(CN) - American scientists infected hundreds of Guatemalans with syphilis in a series of nonconsensual medical tests sanctioned by the U.S. government, a class action filed Monday claims in Washington, D.C. Some experiments focused on orphaned children.
The government began conducting these experiments in Guatemala beginning in 1946 despite growing contempt over similar practices uncovered in Nazi concentration camps and on American soil, according to the federal complaint.
During the 40 years that the Venereal Disease Research Laboratory within the U.S. Public Health Service (PHS) conducted limited experiments on black men already infected with syphilis in Tuskegee, Ala., it also secretly infected other human subjects. The PHS set its sights on Guatemala after unsuccessfully trying to infect prisoners at a Terre Haute, Ind., federal penitentiary with gonorrhea, according to the complaint.
"The medical team and U.S. entities took advantage of the fact that ethical limitations in the United States were enforced, while in Guatemala, they were not," according to the complaint. "But, as the parties involved fully recognized, these ethical limitations were not unique to the United States, nor did they apply only on U.S. soil; the ethical limitations were part of international law and, as such, transcend any particular country and apply to humans everywhere. Nuremberg made abundantly clear that all humans have the right to be free from nonconsensual medical experimentation. The medical team and U.S. entities involved unquestionably violated that right by going to a country where they were less likely to be caught or punished for engaging in unethical practices. Trying to escape the law by violating it in a country known for weak enforcement is reprehensible."
Project leaders selected Guatemala because they carried "racialized assumptions about syphilis ... presuming that the disease was more frequent in those of Latin descent than in others," according to the complaint.
"From their offices in the United States, PHS and other U.S. entities decided to seek a location where they would be able to carry out more invasive methods of inoculation without ethical scrutiny," the complaint states. "This decision to move to Guatemala was part of a deliberate plan to continue the Tuskegee testing offshore, where it would not be subject to the same level of oversight as in the United States."
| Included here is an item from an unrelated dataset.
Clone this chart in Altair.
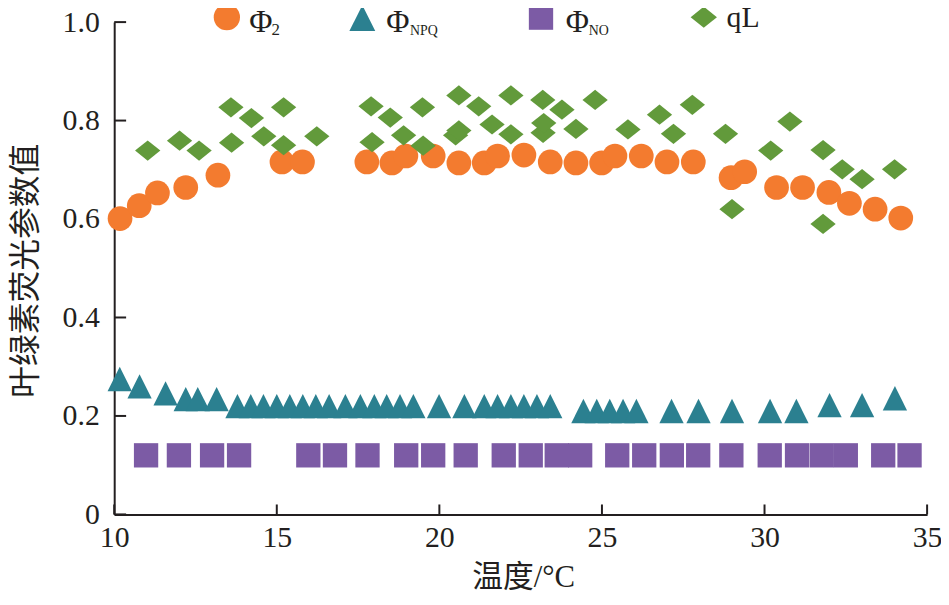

Manuel Gudiel Garcia and six other named plaintiffs filed the suit on behalf of thousands of Guatemalans affected by the experimentation. "The plaintiffs believe that there are thousands of potential class members; the nonconsensual human medical experimentation involved at least 700 test subjects and thousands of others were impacted as a result of defendants' nonconsensual human medical experimentation," according to the complaint.
The class claims that PHS performed the experimentation in Guatemala to study the effects of penicillin treatments and the most effective way to infect a person with the disease, "an experiment that would not have been permitted in the United States."
Though penicillin was being widely used in the post-World War II era to cure syphilis, doctors hoped to discover something akin to a morning-after cream that could be applied directly after possible exposure.
The class claims that, between 1946 and 1948, Assistant Surgeon General Dr. John Charles Cutler led the Guatemala project in concert with Guatemalan officials and PHS-trained doctors. It remains uncertain whether the project actually ended in 1948 as officially reported, according to the complaint.